Your task is to reproduce, verbatim and without pictures, the lines from the opening of the listing through the line containing "12.3, 12.6, 13.0, 13.4, 13.9, 14.1, 14.3, 14.6, 14.9];".

---*---

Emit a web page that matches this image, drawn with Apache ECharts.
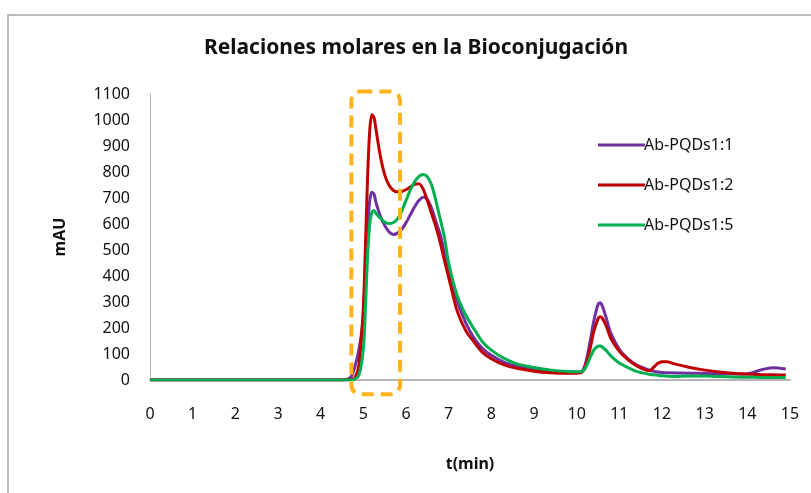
<!DOCTYPE html>
<html>
<head>
<meta charset="utf-8">
<script src="https://cdn.jsdelivr.net/npm/echarts@6/dist/echarts.min.js"></script>
<style>
  html, body { margin: 0; padding: 0; background: #fff; }
  #chart { width: 811px; height: 493px; }
</style>
</head>
<body>
<div id="chart"></div>
<script>
// tiempo (min) compartido por las tres curvas
const tiempo = [0, 4.5, 4.7, 4.8, 4.9, 5.0, 5.05, 5.1, 5.15, 5.2, 5.25, 5.3, 5.4, 5.5, 5.6, 5.7, 5.8, 5.9,
  6.0, 6.1, 6.2, 6.3, 6.4, 6.5, 6.6, 6.7, 6.8, 6.9, 7.0, 7.2, 7.4, 7.6, 7.8, 8.0, 8.3, 8.6, 9.0, 9.4, 9.8,
  10.1, 10.2, 10.3, 10.4, 10.5, 10.55, 10.6, 10.7, 10.8, 11.0, 11.2, 11.4, 11.7, 11.8, 11.9, 12.0, 12.1,
  12.3, 12.6, 13.0, 13.4, 13.9, 14.1, 14.3, 14.6, 14.9];

const ab11 = [0, 0, 10, 50, 120, 240, 400, 580, 690, 722, 715, 680, 630, 595, 570, 560, 565, 580,
  605, 635, 665, 690, 703, 695, 660, 610, 560, 490, 430, 305, 220, 160, 120, 95, 68, 52, 41, 34, 30,
  32, 60, 135, 225, 290, 297, 285, 235, 180, 118, 82, 58, 38, 34, 31, 29, 28,
  27, 26, 25, 24, 23, 27, 38, 47, 42];

const ab12 = [0, 0, 2, 8, 60, 280, 520, 780, 960, 1020, 1010, 960, 860, 790, 750, 730, 724, 725,
  732, 742, 752, 755, 735, 690, 640, 590, 530, 460, 395, 265, 190, 145, 105, 82, 58, 45, 34, 28, 26,
  28, 50, 110, 185, 235, 243, 238, 205, 160, 110, 78, 55, 36, 48, 63, 70, 70,
  62, 50, 38, 30, 23, 22, 21, 20, 19];

const ab15 = [0, 0, 0, 3, 20, 120, 280, 480, 600, 645, 652, 640, 622, 608, 602, 605, 620, 650,
  690, 730, 762, 782, 790, 782, 750, 690, 620, 550, 450, 325, 250, 195, 145, 115, 83, 62, 48, 38, 33,
  32, 45, 80, 115, 130, 131, 127, 112, 93, 65, 48, 33, 22, 20, 18, 16, 15,
  13, 15, 15, 13, 11, 11, 10, 10, 10];

const nombres = ['Ab-PQDs1:1', 'Ab-PQDs1:2', 'Ab-PQDs1:5'];
const colores = ['#7030A0', '#C00000', '#00B050'];

// recuadro naranja (min / mAU)
const recuadro = { x0: 4.72, x1: 5.86, y0: -55, y1: 1110 };

const fuente = '"Noto Sans", sans-serif';
const pares = vals => tiempo.map((t, i) => [t, vals[i]]);

const chart = echarts.init(document.getElementById('chart'));

const serie = (name, vals, color) => ({
  name,
  type: 'line',
  data: pares(vals),
  symbol: 'none',
  smooth: 0.3,
  lineStyle: { color, width: 3 },
  itemStyle: { color },
  z: 3
});

chart.setOption({
  animation: false,
  title: {
    text: 'Relaciones molares en la Bioconjugación',
    left: 411,
    textAlign: 'center',
    top: 33,
    textStyle: { fontFamily: fuente, fontSize: 21, fontWeight: 'bold', color: '#111' }
  },
  legend: {
    orient: 'vertical',
    left: 593,
    top: 132,
    icon: 'rect',
    itemWidth: 47,
    itemHeight: 3,
    itemGap: 24,
    textStyle: { fontFamily: fuente, fontSize: 16, color: '#111', padding: [0, 0, 0, -6] },
    data: nombres
  },
  grid: { left: 150, right: 21, top: 94, bottom: 113 },
  xAxis: {
    type: 'value',
    min: 0,
    max: 15,
    interval: 1,
    name: 't(min)',
    nameLocation: 'middle',
    nameGap: 76,
    nameTextStyle: { fontFamily: fuente, fontSize: 16, fontWeight: 'bold', color: '#111' },
    axisLine: { lineStyle: { color: '#B5B5B5', width: 2 } },
    axisTick: { show: false },
    splitLine: { show: false },
    axisLabel: { fontFamily: fuente, fontSize: 16, color: '#111', margin: 26 }
  },
  yAxis: {
    type: 'value',
    min: 0,
    max: 1100,
    interval: 100,
    name: 'mAU',
    nameLocation: 'middle',
    nameGap: 82,
    nameTextStyle: { fontFamily: fuente, fontSize: 16, fontWeight: 'bold', color: '#111' },
    axisLine: { show: true, lineStyle: { color: '#B5B5B5', width: 1 } },
    axisTick: { show: false },
    splitLine: { show: false },
    axisLabel: { fontFamily: fuente, fontSize: 16, color: '#111', margin: 20, formatter: v => String(v) }
  },
  series: [
    serie(nombres[0], ab11, colores[0]),
    serie(nombres[1], ab12, colores[1]),
    serie(nombres[2], ab15, colores[2])
  ]
});

// marco gris y recuadro discontinuo
const p0 = chart.convertToPixel({ gridIndex: 0 }, [recuadro.x0, recuadro.y1]);
const p1 = chart.convertToPixel({ gridIndex: 0 }, [recuadro.x1, recuadro.y0]);
chart.setOption({
  graphic: [
    {
      type: 'rect',
      shape: { x: 8, y: 15, width: 820, height: 500 },
      style: { fill: 'none', stroke: '#A6A6A6', lineWidth: 1.5 },
      z: 0
    },
    {
      type: 'rect',
      shape: { x: p0[0], y: p0[1], width: p1[0] - p0[0], height: p1[1] - p0[1], r: 9 },
      style: { fill: 'none', stroke: '#FFB319', lineWidth: 4, lineDash: [12, 7] },
      z: 10
    }
  ]
});

window.addEventListener('resize', () => chart.resize());
</script>
</body>
</html>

---*---

Task solution –
Emit a web page that matches this image, drawn with Apache ECharts.
<!DOCTYPE html>
<html>
<head>
<meta charset="utf-8">
<script src="https://cdn.jsdelivr.net/npm/echarts@6/dist/echarts.min.js"></script>
<style>
  html, body { margin: 0; padding: 0; background: #fff; }
  #chart { width: 811px; height: 493px; }
</style>
</head>
<body>
<div id="chart"></div>
<script>
// tiempo (min) compartido por las tres curvas
const tiempo = [0, 4.5, 4.7, 4.8, 4.9, 5.0, 5.05, 5.1, 5.15, 5.2, 5.25, 5.3, 5.4, 5.5, 5.6, 5.7, 5.8, 5.9,
  6.0, 6.1, 6.2, 6.3, 6.4, 6.5, 6.6, 6.7, 6.8, 6.9, 7.0, 7.2, 7.4, 7.6, 7.8, 8.0, 8.3, 8.6, 9.0, 9.4, 9.8,
  10.1, 10.2, 10.3, 10.4, 10.5, 10.55, 10.6, 10.7, 10.8, 11.0, 11.2, 11.4, 11.7, 11.8, 11.9, 12.0, 12.1,
  12.3, 12.6, 13.0, 13.4, 13.9, 14.1, 14.3, 14.6, 14.9];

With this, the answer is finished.